Feb 07, 2021 · 3 min read
For Black History Month, Curology is doing something a little special — we’re celebrating and supporting Black joy. “In Support of Black Joy” will feature stories, photos, videos, and more from Black creators about finding and creating joy.
Reading is not only very cool 😎; education and immersion are necessary tools to create change that can bring about true joy. As part of In Support of Black Joy, Reparations Club has curated a list of their community’s top reads for us.
Black bookshops have always been a place where ideas, activism, history, and education come together to build community. Reparations Club is a Black bookstore and creative space in Los Angeles that fosters community through consciousness.
Visit Reparations Club online or your local Black bookshop to scoop up these reads!
Head over to our In Support of Black Joy microsite to read more about Reparations Club and experience more from Black creators.
To paraphrase poet Lucille Clifton, “let’s celebrate that every day something has tried to kill us and has failed.” If you’re reading this, you’ve made it to 2021, and that’s worth celebrating. Historically speaking, Black bookshops have always celebrated community, history, activism, and the exchange of ideas. Rep Club has continued the tradition, making Black joy and community our business, quite literally. It’s important for us to highlight Black Joy in the historical record. Below are a few books that bring joy to us and a few members of our Rep Club fam. Of course, each of their picks has a permanent home on our shelves (and our website).
— Jazzi McGilbert, founder of Reparations Club
“Black joy, what is there not to say about it? I live it every day and dream about every moment. As an architect in progress, I aim to construct spaces of potential. I often find my inspirations for imagining futures, and the future of Black Joy, in the pages of Dark Matter by Sheree Thomas, a collection of short stories detailing Black possibility. It’s written by voices not always mentioned in the lineage of Black speculative fiction and presents a milieu of alternate worlds to step into. It’s an inspiring book to read and then look up from its pages and realize that Black people are building worlds to experience a similar type of multiplicity everyday.”
All we want to do these days is sit around a table full of homies and a home-cooked meal. Miss Lewis, aka the First Lady of Southern Cooking, mixes recipes and techniques with stories from throughout her life and her books always feel like home.

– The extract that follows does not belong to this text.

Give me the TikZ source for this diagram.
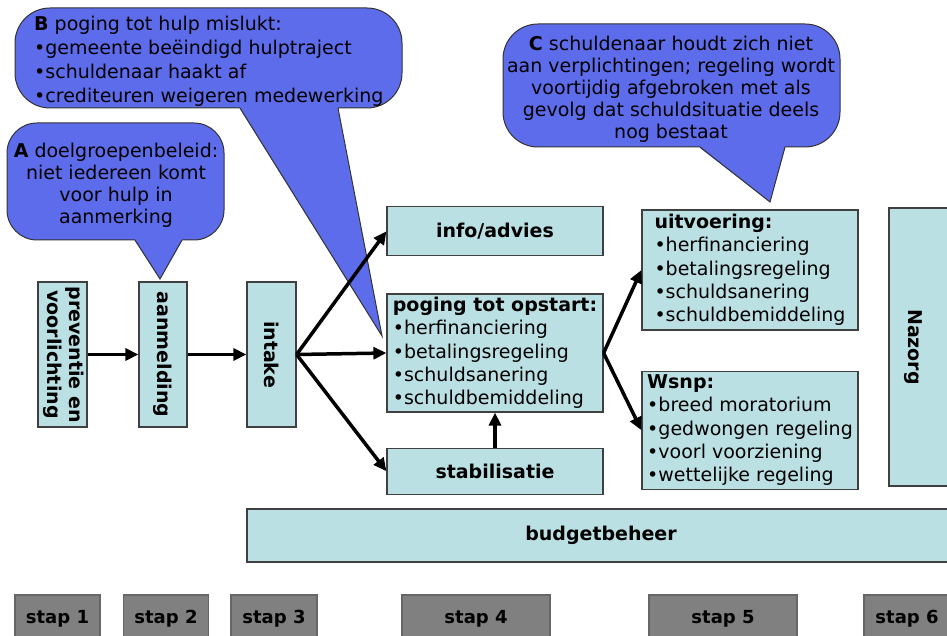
\documentclass[tikz,border=0pt]{standalone}
\usepackage{fontspec}
\setmainfont{DejaVu Sans}
\usepackage{tikz}
\usetikzlibrary{positioning, arrows.meta}
\definecolor{boxblue}{RGB}{187,224,227}
\definecolor{bubblue}{RGB}{93,108,235}
\definecolor{stapgrey}{RGB}{128,128,128}
\tikzset{block/.style={draw=black!75, fill=boxblue, line width=1.2pt, inner sep=0pt, align=center, font=\fontsize{19}{23}\selectfont\bfseries},
listblock/.style={block, align=left, minimum width=216pt, font=\fontsize{19}{23.3}\selectfont},
upright/.style={block, minimum height=145pt, font=\fontsize{19}{22}\selectfont\bfseries},
stapbox/.style={draw=black!60, fill=stapgrey, line width=1.2pt, minimum height=48pt, inner sep=0pt, font=\fontsize{18}{22}\selectfont\bfseries},
bubble/.style={draw=black!80, fill=bubblue, line width=1pt, rounded corners=35pt},
tail/.style={draw=black!80, line width=1pt},
bubtext/.style={inner sep=0pt, font=\fontsize{19}{22}\selectfont},
line/.style={-{Triangle[length=13pt,width=12pt]}, line width=3.5pt}
}
\begin{document}
\begin{tikzpicture}[x=1pt, y=-1pt]
\useasboundingbox (0,0) rectangle (947,636);
\clip (0,0) rectangle (947,636);
% speech bubbles B, A and C
\draw[bubble] (15,8) rectangle (402,108);
\fill[bubblue] (240,100) -- (240,109) -- (382,336) -- (338,109) -- (338,100) -- cycle;
\draw[tail] (240,108) -- (382,336) -- (338,108);
\node[bubtext, anchor=west, align=left, font=\fontsize{19}{24}\selectfont] (noteB) at (34,61) {\textbf{B} poging tot hulp mislukt:\\•gemeente beëindigd hulptraject\\•schuldenaar haakt af\\•crediteuren weigeren medewerking};
\draw[bubble, rounded corners=30pt] (7,123) rectangle (224,240);
\fill[bubblue] (135,232) -- (135,241) -- (160,279) -- (182,241) -- (182,232) -- cycle;
\draw[tail] (135,240) -- (160,279) -- (182,240);
\node[bubtext, align=center] (noteA) at (116,185) {\textbf{A} doelgroepenbeleid:\\niet iedereen komt\\voor hulp in\\aanmerking};
\draw[bubble] (503,24) rectangle (840,147);
\fill[bubblue] (700,139) -- (700,148) -- (770,202) -- (785,148) -- (785,139) -- cycle;
\draw[tail] (700,147) -- (770,202) -- (785,147);
\node[bubtext, align=center] (noteC) at (671,89) {\textbf{C} schuldenaar houdt zich niet\\aan verplichtingen; regeling wordt\\voortijdig afgebroken met als\\gevolg dat schuldsituatie deels\\nog bestaat};
% steps 1-3
\node[upright, minimum width=49pt] (prev) at (62.5,354.5) {\rotatebox{-90}{\begin{tabular}{@{}c@{}}preventie en\\voorlichting\end{tabular}}};
\node[upright, minimum width=48pt] (aanm) at (163,354.5) {\rotatebox{-90}{aanmelding}};
\node[upright, minimum width=49pt] (intake) at (271.5,354.5) {\rotatebox{-90}{intake}};
% step 4
\node[listblock, minimum height=118pt] (opstart) at (495,353) {\textbf{poging tot opstart:}\\•herfinanciering\\•betalingsregeling\\•schuldsanering\\•schuldbemiddeling};
\node[block, minimum width=216pt, minimum height=49pt, above=37pt of opstart] (info) {info/advies};
\node[block, minimum width=216pt, minimum height=46pt, below=35pt of opstart] (stab) {stabilisatie};
% step 5 and 6
\node[listblock, minimum height=120pt] (uitv) at (750,270) {\textbf{uitvoering:}\\•herfinanciering\\•betalingsregeling\\•schuldsanering\\•schuldbemiddeling};
\node[listblock, minimum height=118pt, below=40pt of uitv] (wsnp) {\textbf{Wsnp:}\\•breed moratorium\\•gedwongen regeling\\•voorl voorziening\\•wettelijke regeling};
\node[block, minimum width=76pt, minimum height=278pt] (nazorg) at (927,347) {\rotatebox{-90}{Nazorg}\hspace*{28pt}};
\node[block, minimum width=708pt, minimum height=53pt] (budget) at (601,535.5) {budgetbeheer};
% step labels
\node[stapbox, minimum width=85pt] (stap1) at (57.5,619) {stap 1};
\node[stapbox, minimum width=85pt] (stap2) at (166,619) {stap 2};
\node[stapbox, minimum width=86pt] (stap3) at (274,619) {stap 3};
\node[stapbox, minimum width=148pt] (stap4) at (476,619) {stap 4};
\node[stapbox, minimum width=148pt] (stap5) at (723,619) {stap 5};
\node[stapbox, minimum width=86pt] (stap6) at (907,619) {stap 6};
% arrows
\draw[line] (prev.east) -- (aanm.west);
\draw[line] (aanm.east) -- (intake.west);
\draw[line] (intake.east) -- (info.west);
\draw[line] (intake.east) -- (opstart.west);
\draw[line] (intake.east) -- (stab.west);
\draw[line] (stab.north) -- (opstart.south);
\draw[line] (opstart.east) -- (uitv.west);
\draw[line] (opstart.east) -- (wsnp.west);
\end{tikzpicture}
\end{document}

“As I aim to build more art literacy in my community, Rep Club has supplied some of my best material — most recently Black Futures by Kimberly Drew & Jenna Wortham. As an art historian, I love Black Futures because it continues the scholarship of David Driskell, but approaches art and theory in a way that speaks to this generation’s use of the internet and social media. I love this book because it imagines a better tomorrow.”